When configuring SSL decryption rules, you can apply the actions described in the following topics. These actions are also available for the default action, which applies to any traffic that does not match an explicit rule.
Note: Any traffic that passes through the SSL decryption policy must then pass through the access control policy. Except for traffic you drop in the SSL decryption policy, the ultimate allow or drop decision rests with the access control policy.
If you elect to decrypt and re-sign traffic, the system acts as a man-in-the-middle.
For example, the user types in https://www.cisco.com in a browser. The traffic reaches the FTD device, the device then negotiates with the user using the CA certificate specified in the rule and builds an SSL tunnel between the user and the FTD device. At the same time the device connects to https://www.cisco.com and creates an SSL tunnel between the server and the FTD device.
Thus, the user sees the CA certificate configured for the SSL decryption rule instead of the certificate from www.cisco.com. The user must trust the certificate to complete the connection. The FTD device then performs decryption/re-encryption in both directions for traffic between the user and destination server.
Note: If the client does not trust the CA used to re-sign the server certificate, it warns the user that the certificate should not be trusted. To prevent this, import the CA certificate into the client trusted CA store. Alternatively, if your organization has a private PKI, you can issue an intermediate CA certificate signed by the root CA which is automatically trusted by all clients in the organization, then upload that CA certificate to the device.
If you configure a rule with the Decrypt Re-Sign action, the rule matches traffic based on the referenced internal CA certificate’s signature algorithm type, in addition to any configured rule conditions. Because you can select a single re-sign certificate for the SSL decryption policy, this can limit traffic matching for resign rules.
For example, outgoing traffic encrypted with an elliptic curve (EC) algorithm matches a Decrypt Re-Sign rule only if the re-sign certificate is an EC-based CA certificate. Similarly, traffic encrypted with an RSA algorithm matches Decrypt Re-Sign rules only if the global re-sign certificate is RSA; outgoing traffic encrypted with an EC algorithm does not match the rule, even if all other configured rule conditions match.
Decrypt Known Key
If you own the destination server, you can implement decryption with a known key. In this case, when the user opens a connection to https://www.cisco.com, the user sees the actual certificate for www.cisco.com, even though it is the FTD device that is presenting the certificate.
Your organization must be the owner of the domain and certificate.
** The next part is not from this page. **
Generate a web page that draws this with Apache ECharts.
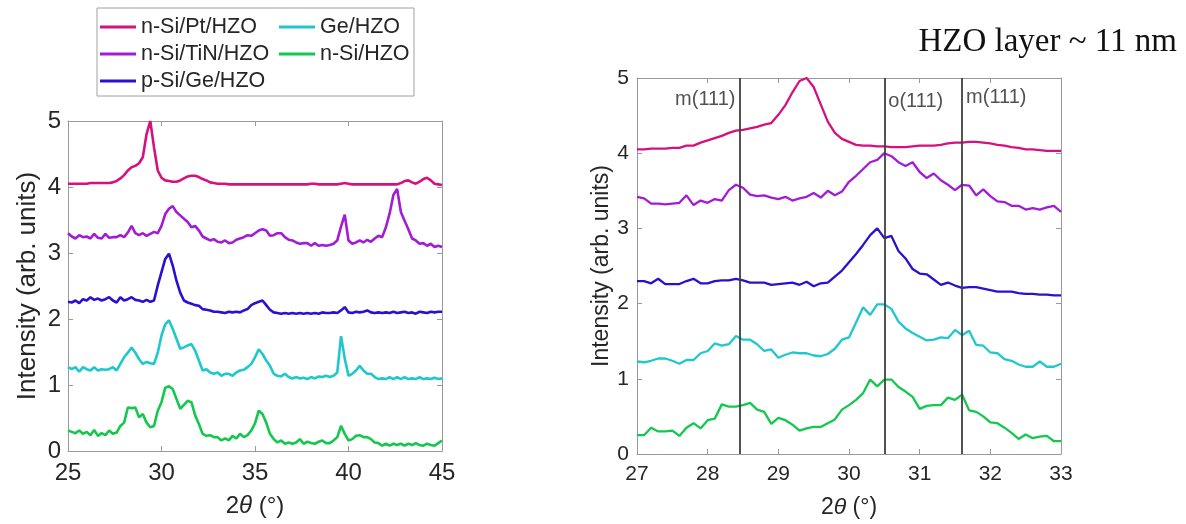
<!DOCTYPE html>
<html>
<head>
<meta charset="utf-8">
<script src="https://cdn.jsdelivr.net/npm/echarts@6/dist/echarts.min.js"></script>
<style>
html,body{margin:0;padding:0;background:#fff;}
#chart{width:1186px;height:524px;}
</style>
</head>
<body>
<div id="chart"></div>
<script>
// ---------- DATA ----------
const seriesNames = ['n-Si/Pt/HZO', 'n-Si/TiN/HZO', 'p-Si/Ge/HZO', 'Ge/HZO', 'n-Si/HZO'];
const seriesColors = ['#D4117F', '#A21CD6', '#2C10CF', '#1EC8CC', '#14C84E'];

// Left panel: 2theta from 25 to 45, sampled every 0.2 deg
const leftStart = 25, leftStep = 0.2;
const leftPt = [4.05,4.05,4.05,4.05,4.05,4.05,4.06,4.06,4.06,4.06,4.06,4.06,4.07,4.09,4.13,4.18,4.25,4.30,4.32,4.36,
  4.45,4.80,5.00,4.60,4.25,4.14,4.10,4.09,4.08,4.08,4.10,4.13,4.16,4.17,4.17,4.15,4.12,4.10,4.07,4.06,4.05,
  4.05,4.05,4.04,4.04,4.04,4.04,4.04,4.04,4.04,4.04,4.04,4.04,4.04,4.04,4.04,4.04,4.04,4.04,4.04,4.04,4.04,4.04,4.04,4.04,4.05,4.05,4.04,4.04,4.04,4.04,4.04,4.04,4.05,
  4.06,4.05,
  4.04,4.04,4.04,4.04,4.04,4.04,4.04,4.04,4.04,4.04,4.04,4.04,4.04,
  4.06,4.09,4.10,4.07,4.05,4.08,4.12,4.14,4.10,4.05,4.04,4.03];
const leftTiN = [3.30,3.25,3.22,3.27,3.24,3.25,3.22,3.29,3.23,3.22,3.29,3.23,3.24,3.24,3.27,3.24,3.31,3.41,3.30,3.27,
  3.30,3.26,3.29,3.32,3.30,3.41,3.59,3.67,3.71,3.62,3.57,3.52,3.47,3.39,3.41,3.34,3.25,3.22,3.19,3.21,
  3.17,3.16,3.19,3.15,3.16,3.20,3.22,3.24,3.27,3.26,3.30,3.34,3.36,3.34,3.26,3.27,3.30,3.30,3.24,3.20,
  3.19,3.16,3.14,3.15,3.15,3.11,3.15,3.11,3.12,3.11,3.12,3.14,3.19,3.40,3.58,3.19,3.14,3.16,3.19,3.16,
  3.20,3.17,3.22,3.26,3.24,3.39,3.60,3.88,3.97,3.62,3.49,3.36,3.22,3.19,3.14,3.15,3.11,3.14,3.09,3.11,3.09];
const leftPSiGe = [2.26,2.25,2.28,2.24,2.30,2.28,2.33,2.29,2.31,2.28,2.30,2.33,2.28,2.25,2.33,2.28,2.30,2.33,2.29,2.28,
  2.26,2.29,2.26,2.28,2.51,2.71,2.91,2.99,2.81,2.58,2.40,2.28,2.25,2.23,2.21,2.20,2.15,2.14,2.13,2.11,
  2.11,2.10,2.09,2.11,2.10,2.11,2.10,2.13,2.15,2.21,2.24,2.26,2.28,2.21,2.14,2.10,2.09,2.08,2.09,2.08,
  2.09,2.08,2.09,2.08,2.09,2.08,2.09,2.08,2.10,2.09,2.09,2.10,2.09,2.13,2.18,2.10,2.09,2.11,2.10,2.11,
  2.13,2.10,2.09,2.10,2.09,2.10,2.09,2.11,2.09,2.10,2.11,2.09,2.10,2.08,2.11,2.10,2.09,2.11,2.10,2.11,2.11];
const leftGe = [1.27,1.24,1.27,1.20,1.27,1.24,1.22,1.27,1.22,1.24,1.23,1.24,1.27,1.22,1.32,1.42,1.49,1.57,1.49,1.39,
  1.32,1.35,1.33,1.32,1.49,1.75,1.92,1.98,1.85,1.70,1.55,1.57,1.60,1.62,1.52,1.37,1.22,1.24,1.19,1.17,
  1.19,1.14,1.17,1.17,1.14,1.19,1.22,1.23,1.27,1.32,1.42,1.54,1.47,1.37,1.29,1.17,1.14,1.13,1.17,1.12,
  1.10,1.12,1.10,1.11,1.09,1.12,1.10,1.13,1.12,1.14,1.12,1.14,1.19,1.74,1.40,1.14,1.17,1.22,1.29,1.22,
  1.17,1.17,1.12,1.09,1.10,1.09,1.12,1.09,1.12,1.09,1.12,1.09,1.10,1.09,1.12,1.09,1.10,1.09,1.11,1.09,1.10];
const leftNSi = [0.31,0.29,0.27,0.31,0.26,0.29,0.24,0.32,0.23,0.27,0.24,0.31,0.26,0.28,0.38,0.43,0.66,0.65,0.66,0.51,
  0.56,0.43,0.36,0.38,0.61,0.74,0.96,0.98,0.94,0.79,0.64,0.70,0.76,0.74,0.54,0.41,0.26,0.23,0.24,0.21,
  0.21,0.16,0.19,0.16,0.23,0.19,0.26,0.21,0.24,0.31,0.42,0.61,0.56,0.43,0.26,0.18,0.13,0.16,0.11,0.13,
  0.11,0.13,0.18,0.11,0.14,0.12,0.11,0.14,0.16,0.12,0.12,0.16,0.21,0.38,0.26,0.16,0.18,0.23,0.24,0.21,
  0.21,0.18,0.13,0.12,0.08,0.11,0.08,0.11,0.09,0.11,0.08,0.11,0.09,0.12,0.09,0.08,0.11,0.09,0.08,0.12,0.16];

// Right panel: 2theta from 27 to 33, sampled every 0.1 deg
const rightStart = 27, rightStep = 0.1;
const rightPt = [4.05,4.05,4.06,4.06,4.06,4.07,4.07,4.10,4.10,4.14,
  4.17,4.20,4.23,4.27,4.30,4.31,4.33,4.35,4.38,4.40,
  4.51,4.64,4.81,4.96,5.00,4.88,4.65,4.42,4.27,4.19,
  4.15,4.11,4.10,4.10,4.09,4.09,4.08,4.08,4.08,4.09,
  4.10,4.10,4.10,4.11,4.13,4.14,4.14,4.15,4.15,4.14,
  4.13,4.11,4.10,4.08,4.07,4.05,4.05,4.04,4.03,4.03,4.03];
const rightTiN = [3.42,3.40,3.33,3.33,3.32,3.33,3.34,3.44,3.31,3.37,
  3.34,3.39,3.37,3.51,3.58,3.54,3.45,3.43,3.44,3.41,
  3.39,3.42,3.37,3.40,3.42,3.47,3.41,3.50,3.44,3.49,
  3.62,3.70,3.79,3.88,3.91,4.00,3.96,3.88,3.83,3.88,
  3.75,3.67,3.73,3.64,3.58,3.51,3.58,3.57,3.44,3.52,
  3.43,3.36,3.35,3.30,3.30,3.25,3.27,3.25,3.28,3.30,3.22];
const rightPSiGe = [2.30,2.30,2.27,2.33,2.26,2.26,2.26,2.30,2.33,2.27,
  2.27,2.30,2.31,2.31,2.33,2.31,2.28,2.28,2.28,2.25,
  2.26,2.27,2.28,2.25,2.29,2.23,2.27,2.28,2.36,2.44,
  2.55,2.66,2.78,2.91,3.00,2.87,2.90,2.70,2.60,2.46,
  2.40,2.39,2.32,2.25,2.28,2.24,2.21,2.22,2.22,2.20,
  2.18,2.16,2.16,2.16,2.14,2.13,2.13,2.12,2.12,2.11,2.11];
const rightGe = [1.23,1.22,1.24,1.27,1.27,1.24,1.20,1.25,1.25,1.34,
  1.37,1.47,1.44,1.46,1.57,1.52,1.52,1.46,1.37,1.39,
  1.28,1.32,1.35,1.34,1.34,1.31,1.30,1.33,1.40,1.52,
  1.55,1.75,1.95,1.85,1.99,1.99,1.93,1.76,1.67,1.61,
  1.56,1.51,1.52,1.55,1.54,1.65,1.58,1.64,1.45,1.44,
  1.35,1.34,1.26,1.24,1.19,1.16,1.16,1.23,1.16,1.16,1.20];
const rightNSi = [0.25,0.25,0.35,0.30,0.30,0.31,0.24,0.35,0.41,0.34,
  0.45,0.47,0.66,0.63,0.63,0.65,0.68,0.59,0.56,0.40,
  0.48,0.45,0.39,0.31,0.34,0.36,0.36,0.41,0.46,0.59,
  0.65,0.72,0.81,0.99,0.90,0.99,0.99,0.89,0.83,0.76,
  0.60,0.64,0.65,0.65,0.75,0.72,0.79,0.58,0.56,0.50,
  0.42,0.41,0.35,0.28,0.20,0.26,0.21,0.23,0.24,0.17,0.17];

// Reference lines (phase positions) in right panel
const refX = [28.45, 30.5, 31.6];
const refNames = ['m(111)', 'o(111)', 'm(111)'];
const refLabelY = [4.71, 4.69, 4.74];
const refLabelSide = ['left', 'right', 'right'];

// Axis ranges / ticks
const leftXRange = [25, 45], leftXInterval = 5;
const rightXRange = [27, 33], rightXInterval = 1;
const yRange = [0, 5], yInterval = 1;

const titleText = 'HZO layer ~ 11 nm';
const yAxisTitle = 'Intensity (arb. units)';
// ---------- END DATA ----------

const leftData = [leftPt, leftTiN, leftPSiGe, leftGe, leftNSi];
const rightData = [rightPt, rightTiN, rightPSiGe, rightGe, rightNSi];

function pairs(start, step, ys) {
  return ys.map((y, i) => [+(start + i * step).toFixed(2), y]);
}

const FONT = '"Liberation Sans", Arial, Helvetica, sans-serif';
const TXT = '#262626';
const AX = '#9a9a9a';

function xAxisDef(grid, range, interval, pos, fontSize, showLabel, nameSize, nameGap) {
  const ax = {
    gridIndex: grid, type: 'value', min: range[0], max: range[1], interval: interval,
    position: pos,
    axisLine: {show: true, onZero: false, lineStyle: {color: AX, width: 1}},
    axisTick: {show: true, inside: true, length: 5, lineStyle: {color: AX}},
    axisLabel: {show: showLabel, color: TXT, fontSize: fontSize, fontFamily: FONT, margin: 10},
    splitLine: {show: false}
  };
  if (showLabel) {
    ax.name = '{a|2}{b|θ}{a| (°)}';
    ax.nameLocation = 'middle';
    ax.nameGap = nameGap;
    ax.nameTextStyle = {
      color: TXT, fontSize: nameSize, fontFamily: FONT,
      rich: {
        a: {color: TXT, fontSize: nameSize, fontFamily: FONT},
        b: {color: TXT, fontSize: nameSize, fontFamily: FONT, fontStyle: 'italic'}
      }
    };
  }
  return ax;
}
function yAxisDef(grid, pos, fontSize, showLabel, nameSize, nameGap, margin) {
  const ax = {
    gridIndex: grid, type: 'value', min: yRange[0], max: yRange[1], interval: yInterval,
    position: pos,
    axisLine: {show: true, onZero: false, lineStyle: {color: AX, width: 1}},
    axisTick: {show: true, inside: true, length: 5, lineStyle: {color: AX}},
    axisLabel: {show: showLabel, color: TXT, fontSize: fontSize, fontFamily: FONT, margin: margin},
    splitLine: {show: false}
  };
  if (showLabel) {
    ax.name = yAxisTitle;
    ax.nameLocation = 'middle';
    ax.nameGap = nameGap;
    ax.nameTextStyle = {color: TXT, fontSize: nameSize, fontFamily: FONT};
  }
  return ax;
}

const series = [];
seriesNames.forEach((name, k) => {
  series.push({
    type: 'line', name: name, xAxisIndex: 0, yAxisIndex: 0,
    data: pairs(leftStart, leftStep, leftData[k]),
    symbol: 'none', showSymbol: false, smooth: false,
    lineStyle: {width: 2.6, color: seriesColors[k]},
    itemStyle: {color: seriesColors[k]},
    silent: true
  });
});
seriesNames.forEach((name, k) => {
  series.push({
    type: 'line', name: name, xAxisIndex: 2, yAxisIndex: 2,
    data: pairs(rightStart, rightStep, rightData[k]),
    symbol: 'none', showSymbol: false, smooth: false,
    lineStyle: {width: 2.3, color: seriesColors[k]},
    itemStyle: {color: seriesColors[k]},
    silent: true
  });
});
// Reference lines + labels
series.push({
  type: 'scatter', name: 'refs', xAxisIndex: 2, yAxisIndex: 2,
  symbolSize: 0, silent: true, z: 5,
  data: refX.map((x, i) => ({
    value: [x, refLabelY[i]],
    label: {
      show: true, formatter: refNames[i], position: refLabelSide[i], distance: 4,
      color: TXT, fontSize: 20, fontFamily: FONT
    }
  })),
  markLine: {
    silent: true, symbol: ['none', 'none'],
    label: {show: false},
    lineStyle: {color: '#404040', width: 1.8, type: 'solid'},
    data: refX.map(x => ({xAxis: x}))
  }
});

const legendCommon = {
  orient: 'vertical', top: 16, padding: 0, itemGap: 5,
  icon: 'rect', itemWidth: 36, itemHeight: 3, selectedMode: false,
  textStyle: {color: TXT, fontSize: 21.5, lineHeight: 22, fontFamily: FONT}
};

const chart = echarts.init(document.getElementById('chart'), null, {renderer: 'canvas'});
chart.setOption({
  animation: false,
  backgroundColor: '#ffffff',
  title: {
    text: titleText, right: 9, top: 26, padding: 0,
    textStyle: {fontFamily: '"Liberation Serif", "Times New Roman", serif', fontSize: 33, fontWeight: 'normal', color: '#111'}
  },
  grid: [
    {left: 68, top: 121, width: 374, height: 330},
    {left: 637, top: 78, width: 424, height: 382}
  ],
  xAxis: [
    xAxisDef(0, leftXRange, leftXInterval, 'bottom', 24, true, 24, 43),
    xAxisDef(0, leftXRange, leftXInterval, 'top', 24, false, 24, 0),
    xAxisDef(1, rightXRange, rightXInterval, 'bottom', 21, true, 23, 42),
    xAxisDef(1, rightXRange, rightXInterval, 'top', 21, false, 23, 0)
  ],
  yAxis: [
    yAxisDef(0, 'left', 24, true, 26, 27, 7),
    yAxisDef(0, 'right', 24, false, 26, 0, 7),
    yAxisDef(1, 'left', 21, true, 23, 13, 8),
    yAxisDef(1, 'right', 21, false, 23, 0, 8)
  ],
  legend: [
    Object.assign({data: [seriesNames[0], seriesNames[1], seriesNames[2]], left: 100}, legendCommon),
    Object.assign({data: [seriesNames[3], seriesNames[4]], left: 279}, legendCommon)
  ],
  graphic: [{
    type: 'rect', silent: true, z: 0,
    shape: {x: 97, y: 8, width: 317, height: 88},
    style: {fill: '#ffffff', stroke: '#a0a0a0', lineWidth: 1}
  }],
  series: series
});
</script>
</body>
</html>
For the example of cisco.com the only possible way to have the end user see Cisco’s certificate would be if you actually own the domain cisco.com (i.e. you are Cisco Systems) and have ownership of the cisco.com certificate signed by a public CA. You can only decrypt with known keys for sites that your organization owns.
The main purpose of decrypting with a known key is to decrypt traffic heading to your HTTPS server to protect your servers from external attacks. For inspecting client side traffic to external HTTPS sites, you must use decrypt re-sign as you do not own the servers.
Note: To use known key decryption, you must upload the server’s certificate and key as an internal identity certificate, and then add it to the list of known-key certificates in the SSL decryption policy settings. Then, you can deploy the rule for known-key decryption with the server’s address as the destination address. For information on adding the certificate to the SSL decryption policy, see Configure Certificates for Known Key and Re-Sign Decryption.
If you elect to bypass decryption for certain types of traffic, no processing is done on the traffic. The encrypted traffic proceeds to the access control policy, where it is allowed or dropped based on the access control rule it matches.
You can simply block encrypted traffic that matches an SSL decryption rule. Blocking in the SSL decryption policy prevents the connection from reaching the access control policy.
When you block an HTTPS connection, the user does not see the system default block response page. Instead, the user sees the browser’s default page for a secure connection failure. The error message does not indicate the site was blocked due to policy. Instead, errors might indicate that there are no common encryption algorithms. It will not be obvious from this message that you blocked the connection on purpose.